WORK INSTRUCTIONS:
Copy out exactly the lines from the first line of the material below through the line containing "from matplotlib.ticker import", and nothing beyond them.

>>>>

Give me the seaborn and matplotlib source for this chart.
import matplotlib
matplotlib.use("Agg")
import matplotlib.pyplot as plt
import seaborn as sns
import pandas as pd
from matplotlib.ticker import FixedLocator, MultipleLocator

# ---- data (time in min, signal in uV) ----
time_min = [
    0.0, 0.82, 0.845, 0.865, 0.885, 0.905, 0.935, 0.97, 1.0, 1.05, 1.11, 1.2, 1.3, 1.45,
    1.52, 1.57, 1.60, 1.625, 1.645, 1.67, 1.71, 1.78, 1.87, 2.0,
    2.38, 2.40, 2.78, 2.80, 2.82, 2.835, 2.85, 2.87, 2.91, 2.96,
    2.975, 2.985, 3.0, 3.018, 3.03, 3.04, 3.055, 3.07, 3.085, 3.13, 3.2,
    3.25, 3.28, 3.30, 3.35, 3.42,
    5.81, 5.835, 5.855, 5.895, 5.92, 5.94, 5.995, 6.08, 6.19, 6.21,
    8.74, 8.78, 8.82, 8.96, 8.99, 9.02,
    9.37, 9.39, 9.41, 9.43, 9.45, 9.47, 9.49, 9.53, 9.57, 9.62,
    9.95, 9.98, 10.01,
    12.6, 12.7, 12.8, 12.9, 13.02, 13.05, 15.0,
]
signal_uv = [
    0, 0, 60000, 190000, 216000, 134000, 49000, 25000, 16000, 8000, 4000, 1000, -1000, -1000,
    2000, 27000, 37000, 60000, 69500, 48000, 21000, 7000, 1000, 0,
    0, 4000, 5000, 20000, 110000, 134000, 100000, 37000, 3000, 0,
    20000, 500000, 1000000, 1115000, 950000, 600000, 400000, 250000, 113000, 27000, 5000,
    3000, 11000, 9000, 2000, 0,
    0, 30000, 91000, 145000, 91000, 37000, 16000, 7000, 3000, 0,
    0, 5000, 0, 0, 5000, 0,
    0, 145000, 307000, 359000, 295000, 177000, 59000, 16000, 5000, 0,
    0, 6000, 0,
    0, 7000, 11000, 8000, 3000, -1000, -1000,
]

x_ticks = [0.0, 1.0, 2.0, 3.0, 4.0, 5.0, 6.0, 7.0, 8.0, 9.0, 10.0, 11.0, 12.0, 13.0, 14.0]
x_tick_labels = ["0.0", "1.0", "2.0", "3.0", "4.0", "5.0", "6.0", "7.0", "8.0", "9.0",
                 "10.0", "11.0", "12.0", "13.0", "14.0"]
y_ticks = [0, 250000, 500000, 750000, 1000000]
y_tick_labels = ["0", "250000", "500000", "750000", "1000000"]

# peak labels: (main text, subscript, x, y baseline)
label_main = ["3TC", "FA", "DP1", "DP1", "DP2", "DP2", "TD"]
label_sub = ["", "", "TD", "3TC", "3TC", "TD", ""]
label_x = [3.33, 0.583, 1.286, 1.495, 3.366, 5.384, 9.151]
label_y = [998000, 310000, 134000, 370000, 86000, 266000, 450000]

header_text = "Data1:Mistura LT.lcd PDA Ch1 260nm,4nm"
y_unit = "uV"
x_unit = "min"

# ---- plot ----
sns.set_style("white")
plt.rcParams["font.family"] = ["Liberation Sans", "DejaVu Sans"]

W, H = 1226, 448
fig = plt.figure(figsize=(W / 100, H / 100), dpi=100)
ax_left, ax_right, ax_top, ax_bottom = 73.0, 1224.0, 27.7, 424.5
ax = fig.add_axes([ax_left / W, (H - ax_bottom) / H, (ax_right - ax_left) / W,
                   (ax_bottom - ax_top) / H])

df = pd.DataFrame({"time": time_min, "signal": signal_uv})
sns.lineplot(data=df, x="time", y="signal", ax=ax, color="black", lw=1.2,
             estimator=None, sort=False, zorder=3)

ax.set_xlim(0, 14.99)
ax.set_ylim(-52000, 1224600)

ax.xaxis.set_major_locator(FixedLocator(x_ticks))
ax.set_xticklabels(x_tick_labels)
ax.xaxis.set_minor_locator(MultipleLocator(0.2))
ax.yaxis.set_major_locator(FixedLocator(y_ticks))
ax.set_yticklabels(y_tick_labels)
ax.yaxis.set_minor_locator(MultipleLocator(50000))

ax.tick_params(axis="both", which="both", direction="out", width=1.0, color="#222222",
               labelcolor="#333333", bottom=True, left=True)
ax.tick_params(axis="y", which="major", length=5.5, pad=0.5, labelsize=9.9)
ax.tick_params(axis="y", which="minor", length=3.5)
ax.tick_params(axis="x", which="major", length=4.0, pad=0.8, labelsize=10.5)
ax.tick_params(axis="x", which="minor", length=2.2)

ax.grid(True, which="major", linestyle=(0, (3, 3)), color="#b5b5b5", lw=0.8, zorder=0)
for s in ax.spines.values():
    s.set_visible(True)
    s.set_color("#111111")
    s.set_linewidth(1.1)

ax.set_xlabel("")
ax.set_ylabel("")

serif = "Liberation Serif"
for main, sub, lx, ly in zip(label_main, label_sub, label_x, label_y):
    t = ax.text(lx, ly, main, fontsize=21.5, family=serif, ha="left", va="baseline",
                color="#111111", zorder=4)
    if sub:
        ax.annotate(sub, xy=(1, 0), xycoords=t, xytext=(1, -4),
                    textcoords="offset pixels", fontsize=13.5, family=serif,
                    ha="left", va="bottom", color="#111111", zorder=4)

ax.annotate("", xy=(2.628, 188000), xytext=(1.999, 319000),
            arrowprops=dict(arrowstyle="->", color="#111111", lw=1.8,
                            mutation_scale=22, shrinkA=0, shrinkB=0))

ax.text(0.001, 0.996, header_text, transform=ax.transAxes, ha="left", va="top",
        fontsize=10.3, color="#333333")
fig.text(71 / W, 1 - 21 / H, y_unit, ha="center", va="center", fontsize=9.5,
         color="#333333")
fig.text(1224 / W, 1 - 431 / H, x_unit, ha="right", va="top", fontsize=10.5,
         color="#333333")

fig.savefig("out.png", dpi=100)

<<<<

FINAL RESULT:
Give me the seaborn and matplotlib source for this chart.
import matplotlib
matplotlib.use("Agg")
import matplotlib.pyplot as plt
import seaborn as sns
import pandas as pd
from matplotlib.ticker import FixedLocator, MultipleLocator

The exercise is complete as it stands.